Si la majorité à l’Assemblée refuse votre proposition, qu’allez-vous faire ?

Refuse quelle proposition ? C’est nous qui allons refuser leur proposition. Lorsque monsieur Faure Gnassingbé fait 13 ans au pouvoir, ajoutés aux 8 ans ou même un peu plus parce que finalement, monsieur Gnassingbé Eyadéma a pris le pouvoir en 1963, lorsqu’on ajoute tout cela, on est en face d’un régime cinquantenaire. Je crois que cela devrait ramener monsieur Faure Gnassingbé à la raison.

C’est vrai qu’il y a beaucoup de monde dans les rues depuis un mois, mais les appels à la manifestation de ces derniers jours ont été moins suivis que ceux de la semaine dernière. Est-ce qu’il n’y a pas un essoufflement ?

(rires) Il n’y a pas d’essoufflement, au contraire. Vous allez voir dans les jours qui vont venir.

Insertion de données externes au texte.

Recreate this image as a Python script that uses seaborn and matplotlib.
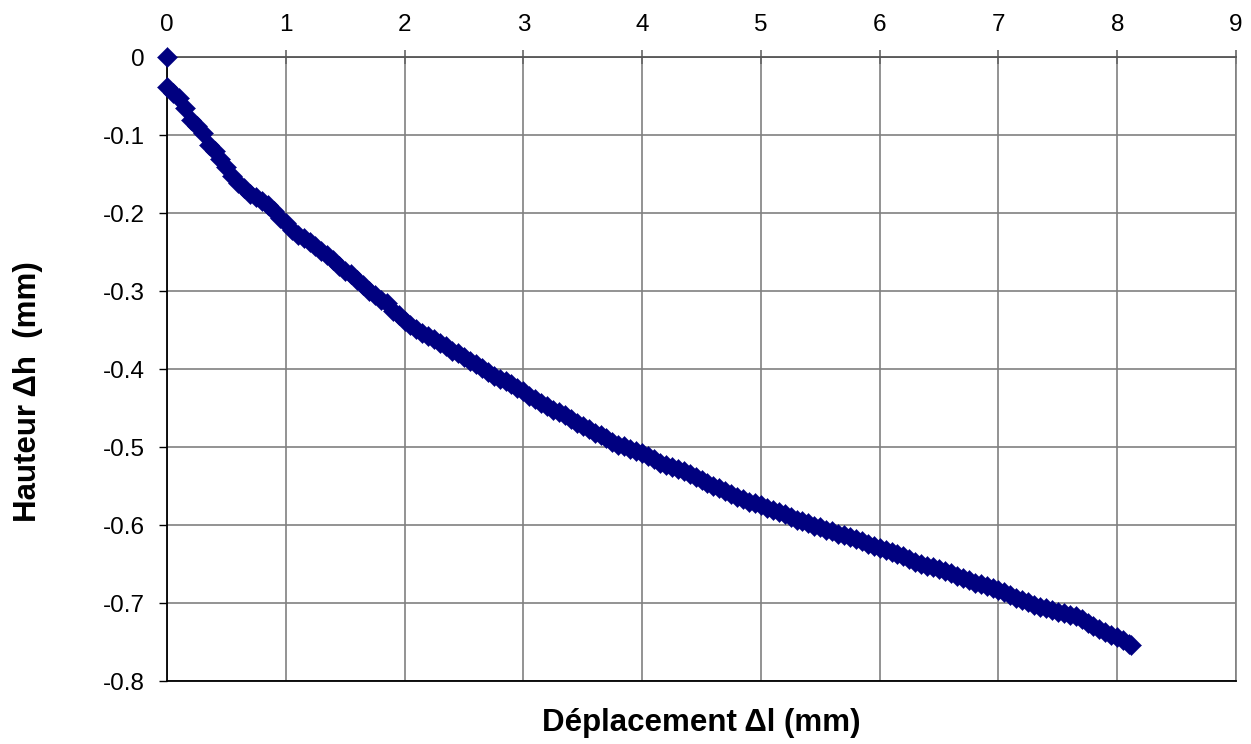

Hier, les artères donnant sur le siège de l’Assemblée nationale ont été bouclées. Mais vous allez voir la semaine prochaine.

Longtemp,s le pouvoir a opposé le Sud, proche de l’opposition, au Nord, proche de la majorité. Est-ce qu’il ne va pas encore jouer sur ces divisions nord-sud ?

Ce qui se passe actuellement est très intéressant et encourageant pour nous parce qu’il y a l’implication plus forte de la partie nord de notre pays dans la lutte. Nous avons vu les manifestations du 19 août. Nous avons vu les grandes villes du Nord -Dapaong, Mango, Sokodé-, s’impliquer dans les manifestations à un très grand niveau. Nous avons vu la fermeté de monsieur Tikpi Atchadam [chef de file du Parti national panafricain (PNP), du Nord du pays]. Donc il n’y a pas aujourd’hui de possibilité pour le pouvoir d’opposer le Nord au Sud, comme il l’a toujours fait.

En effet, Tikpi Atchadam est originaire de Sokodé, qui est une ville proche du nord du pays. Voulez-vous dire qu’avec ce nouveau leader de l’opposition, vous trouvez un nouveau souffle vous-même ?

(rires) Je ne me suis jamais essoufflé. N’oubliez pas que le 3 août dernier, avant la manifestation du 19 août, nous étions dans les rues et nous avons fait une manifestation qui a connu une très grande mobilisation des populations. Maintenant, avec l’arrivée de quelqu’un d’autre qui est originaire de ce qu’on appelle le Nord de notre pays, évidemment il y a quelque chose de neuf.

Est-ce que le régime ne va pas essayer de vous diviser Tikpi Atchadam et vous-même dans une bataille d’égo ?

Pour le moment, les rivalités politiques ne sont pas à l’ordre du jour. Lorsque le moment viendra, on verra. Mais concentrons-nous sur la lutte pour nous débarrasser d’un cauchemar qui hante le Togo depuis plus de 50 ans.

La semaine dernière, le 7 septembre, vous avez rencontré le représentant du secrétaire général de l’ONU, le Ghanéen Mohamed Ibn Chambas. Qu’est-ce que vous en attendez ?

Je vais vous surprendre en disant : pas grand-chose – je le lui ai dit d’ailleurs -, parce que nous, nous avons pris notre destin en main et que nous avons peut-être commis l’erreur, par le passé, d’attendre auprès de la communauté internationale une contribution, une aide qui ne nous est jamais venue. Et je lui ai dit que le message des populations qu’il doit transmettre au chef de l’Etat, c’est de lui demander de partir. J’espère qu’il a transmis ce message.

Et du nouveau président français, Emmanuel Macron, attendez-vous quelque chose ?

Nous sommes Togolais. Nous voulons ressembler aux autres peuples, et surtout aux peuples des pays qui nous entourent. Nous ne voulons plus rester une exception, un cas atypique dans la sous-région ouest-africaine. Alors le président Macron, si le sort des Togolais l’émeut, qu’il intervienne comme il peut. Mais nous, nous ferons ce que nous pouvons pour sortir de cette situation, tous seuls.